From the outside the building looked just like the 1930s neighborhood bank it originally was. Inside they kept the fancy dark wood walls & tin ceilings. And the vault. Whose door was propped open and whose interior was lined with ancient safety deposit boxes. a couple small cocktail tables and chairs filled the vault to cozy bordering on crowded.

I just did some searching for a cite & it appears they’ve since remodeled the interior and there are now no pix of the vault on their website. Darn; it was *tres *cool in a retro way.

OTOH, Google images provides a couple of OK pix of how I remember it: "shaw coffee" vault - Google Search

There’s a Walgreen’s in Chicago’s Bucktown neighborhood built in an old bank. The vault is full of vitamins, and they call it the Vitamin Vault.

The Yellow Brick Bank restaurant in Shepherdstown, West Virginia (now the Mi Degollado II) used the vault as a wine cellar.

Same use in an ice cream parlor in Harvard Square.

There are a lot in Manhattan.

Trinity Place Bar & Restaurant

Actually, here’s an entire web site full of them (incuding friedo’s CVS):

I’ve always wanted to buy an old branch building and convert it into a Subway and put the sandwiches into the pneumatic tube for my drive-thru.

Surprised I’ve never actually seen one IRL

One of my favorite places in Cincinnati is Teller’s, a restaurant in an old bank. I think they used the vault for private parties but also general seating when it wasn’t reserved. They left the door on it. Really cool place.

The Lyrical Ballad Bookstore in Saratoga Springs, NY, has an old bank vault in the back; they use it to keep rare books.

There’s one here they have deemed the ‘three floors of fun’ as it has a bar in the lower level, a restaurant in the main level and another bar in the top level. I don’t know if they still have a vault but they have an old safe that sits out in the restaurant.
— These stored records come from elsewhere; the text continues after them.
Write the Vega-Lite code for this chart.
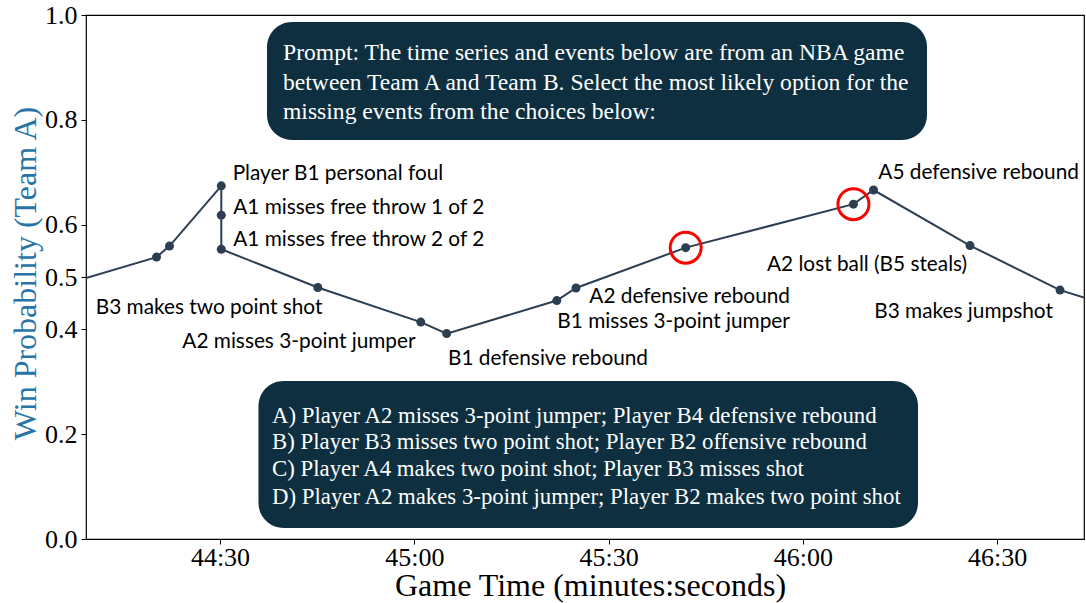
{
  "$schema": "https://vega.github.io/schema/vega-lite/v6.json",
  "width": 998,
  "height": 524,
  "autosize": {"type": "none"},
  "padding": {"left": 86, "top": 15, "right": 2, "bottom": 64},
  "background": "white",
  "config": {
    "view": {"stroke": "#000000", "strokeWidth": 1.2},
    "axis": {"grid": false, "domain": false, "tickColor": "#000000", "tickSize": 5, "tickWidth": 1, "labelColor": "#000000", "labelFont": "Liberation Serif", "labelFontSize": 26, "titleFont": "Liberation Serif", "titleFontSize": 32, "titleFontWeight": "normal"}
  },
  "datasets": {
    "series": [
      {"seq": 0, "t": 2649.31, "v": 0.498, "obs": false},
      {"seq": 1, "t": 2660.2, "v": 0.538, "obs": true},
      {"seq": 2, "t": 2662.2, "v": 0.559, "obs": true},
      {"seq": 3, "t": 2670.2, "v": 0.674, "obs": true},
      {"seq": 4, "t": 2670.2, "v": 0.618, "obs": true},
      {"seq": 5, "t": 2670.2, "v": 0.553, "obs": true},
      {"seq": 6, "t": 2685.1, "v": 0.480, "obs": true},
      {"seq": 7, "t": 2701.0, "v": 0.414, "obs": true},
      {"seq": 8, "t": 2705.0, "v": 0.392, "obs": true},
      {"seq": 9, "t": 2722.0, "v": 0.455, "obs": true},
      {"seq": 10, "t": 2724.96, "v": 0.479, "obs": true},
      {"seq": 11, "t": 2741.9, "v": 0.556, "obs": true},
      {"seq": 12, "t": 2767.8, "v": 0.639, "obs": true},
      {"seq": 13, "t": 2770.9, "v": 0.666, "obs": true},
      {"seq": 14, "t": 2785.8, "v": 0.560, "obs": true},
      {"seq": 15, "t": 2799.7, "v": 0.475, "obs": true},
      {"seq": 16, "t": 2803.4, "v": 0.461, "obs": false}
    ],
    "missing": [
      {"t": 2741.9, "v": 0.556},
      {"t": 2767.8, "v": 0.639}
    ],
    "labels": [
      {"t": 2671.96, "v": 0.6966, "label": "Player B1 personal foul"},
      {"t": 2672.05, "v": 0.6311, "label": "A1 misses free throw 1 of 2"},
      {"t": 2672.05, "v": 0.5706, "label": "A1 misses free throw 2 of 2"},
      {"t": 2650.81, "v": 0.4414, "label": "B3 makes two point shot"},
      {"t": 2664.18, "v": 0.3754, "label": "A2 misses 3-point jumper"},
      {"t": 2705.2, "v": 0.3435, "label": "B1 defensive rebound"},
      {"t": 2722.08, "v": 0.4135, "label": "B1 misses 3-point jumper"},
      {"t": 2727.02, "v": 0.4624, "label": "A2 defensive rebound"},
      {"t": 2754.45, "v": 0.5229, "label": "A2 lost ball (B5 steals)"},
      {"t": 2771.64, "v": 0.6979, "label": "A5 defensive rebound"},
      {"t": 2771.02, "v": 0.4326, "label": "B3 makes jumpshot"}
    ],
    "boxes": [
      {"box": "prompt", "t": 2677.26, "t2": 2779.16, "v": 0.9866, "v2": 0.7615},
      {"box": "choices", "t": 2675.94, "t2": 2777.77, "v": 0.3015, "v2": 0.021}
    ],
    "prompt": [
      {"t": 2679.73, "v": 0.9275, "line": "Prompt: The time series and events below are from an NBA game"},
      {"t": 2679.73, "v": 0.8702, "line": "between Team A and Team B. Select the most likely option for the"},
      {"t": 2679.73, "v": 0.8149, "line": "missing events from the choices below:"}
    ],
    "choices": [
      {"t": 2678.03, "v": 0.2347, "line": "A) Player A2 misses 3-point jumper; Player B4 defensive rebound"},
      {"t": 2678.03, "v": 0.1851, "line": "B) Player B3 misses two point shot; Player B2 offensive rebound"},
      {"t": 2678.03, "v": 0.1336, "line": "C) Player A4 makes two point shot; Player B3 misses shot"},
      {"t": 2678.03, "v": 0.0802, "line": "D) Player A2 makes 3-point jumper; Player B2 makes two point shot"}
    ]
  },
  "encoding": {
    "x": {
      "field": "t", "type": "quantitative",
      "scale": {"domain": [2649.31, 2803.4], "nice": false, "zero": false},
      "axis": {
        "values": [2670, 2700, 2730, 2760, 2790],
        "labelExpr": "floor(datum.value / 60) + ':' + (datum.value % 60 < 10 ? '0' : '') + (datum.value % 60)",
        "labelBaseline": "alphabetic",
        "labelPadding": 21,
        "labelFlush": false,
        "labelOverlap": false,
        "title": "Game Time (minutes:seconds)",
        "titleColor": "#000000",
        "titleBaseline": "alphabetic",
        "titleX": 504,
        "titleY": 56
      }
    },
    "y": {
      "field": "v", "type": "quantitative",
      "scale": {"domain": [0, 1], "nice": false, "zero": false},
      "axis": {
        "values": [0, 0.2, 0.4, 0.5, 0.6, 0.8, 1.0],
        "format": ".1f",
        "labelPadding": 4,
        "labelFlush": false,
        "labelOverlap": false,
        "title": "Win Probability (Team A)",
        "titleColor": "#2874a6",
        "titleBaseline": "alphabetic",
        "titleX": -51,
        "titleY": 258
      }
    }
  },
  "layer": [
    {
      "data": {"name": "boxes"},
      "mark": {"type": "rect", "color": "#0d2f40", "cornerRadius": 25, "opacity": 1},
      "encoding": {"x2": {"field": "t2"}, "y2": {"field": "v2"}}
    },
    {
      "data": {"name": "series"},
      "mark": {"type": "line", "color": "#2c3e50", "strokeWidth": 2, "clip": true},
      "encoding": {"order": {"field": "seq", "type": "quantitative"}}
    },
    {
      "data": {"name": "series"},
      "transform": [{"filter": "datum.obs"}],
      "mark": {"type": "point", "filled": true, "color": "#2c3e50", "size": 81, "opacity": 1}
    },
    {
      "data": {"name": "missing"},
      "mark": {"type": "point", "filled": false, "stroke": "#ff0000", "strokeWidth": 3, "size": 961, "opacity": 1}
    },
    {
      "data": {"name": "labels"},
      "mark": {"type": "text", "align": "left", "baseline": "middle", "font": "Lato", "fontSize": 20.8, "color": "#000000"},
      "encoding": {"text": {"field": "label"}}
    },
    {
      "data": {"name": "prompt"},
      "mark": {"type": "text", "align": "left", "baseline": "middle", "font": "Liberation Serif", "fontSize": 23.6, "color": "#ffffff"},
      "encoding": {"text": {"field": "line"}}
    },
    {
      "data": {"name": "choices"},
      "mark": {"type": "text", "align": "left", "baseline": "middle", "font": "Liberation Serif", "fontSize": 22.8, "color": "#ffffff"},
      "encoding": {"text": {"field": "line"}}
    }
  ]
}
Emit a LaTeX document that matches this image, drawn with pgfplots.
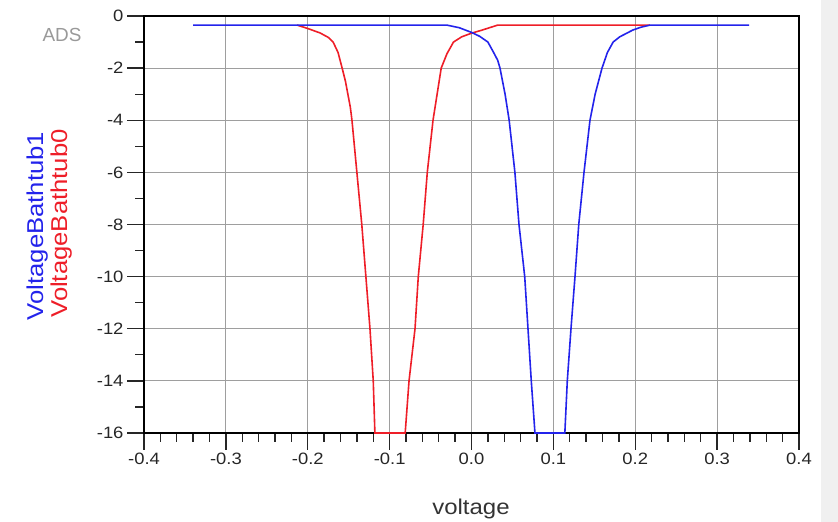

When it was a bank, it was robbed by Bennie and Stella Dickson in 1938.

Back when I was a small child, in the late 50’s, there was a small bank that held my parents mortgage to the house, where they made their payments.

It’s now a cafe and my favorite place to eat breakfast. In one corner you can see, near the floor, a heavy round metal safe door.

Many many years ago there was a small theatre in an old bank in Pasadena. The stage and seating was all in the open lobby area. The teller windows and big vault were still in place.

This is the former law courts branch of the Bank of England

It’s quite a nice pub.

The Broker, a steakhouse in downtown Denver, is in the former Denver National Bank building; the vault is a private dining room. They used to have several other locations in Denver and Boulder, but the downtown location is the only one remaining (and they seem to get most of their business these days from Groupons; it used to be A Big Deal to go to The Broker).

On my commute home I drive by a marijuana shop that’s in a former bank, but I imagine that might be fairly common.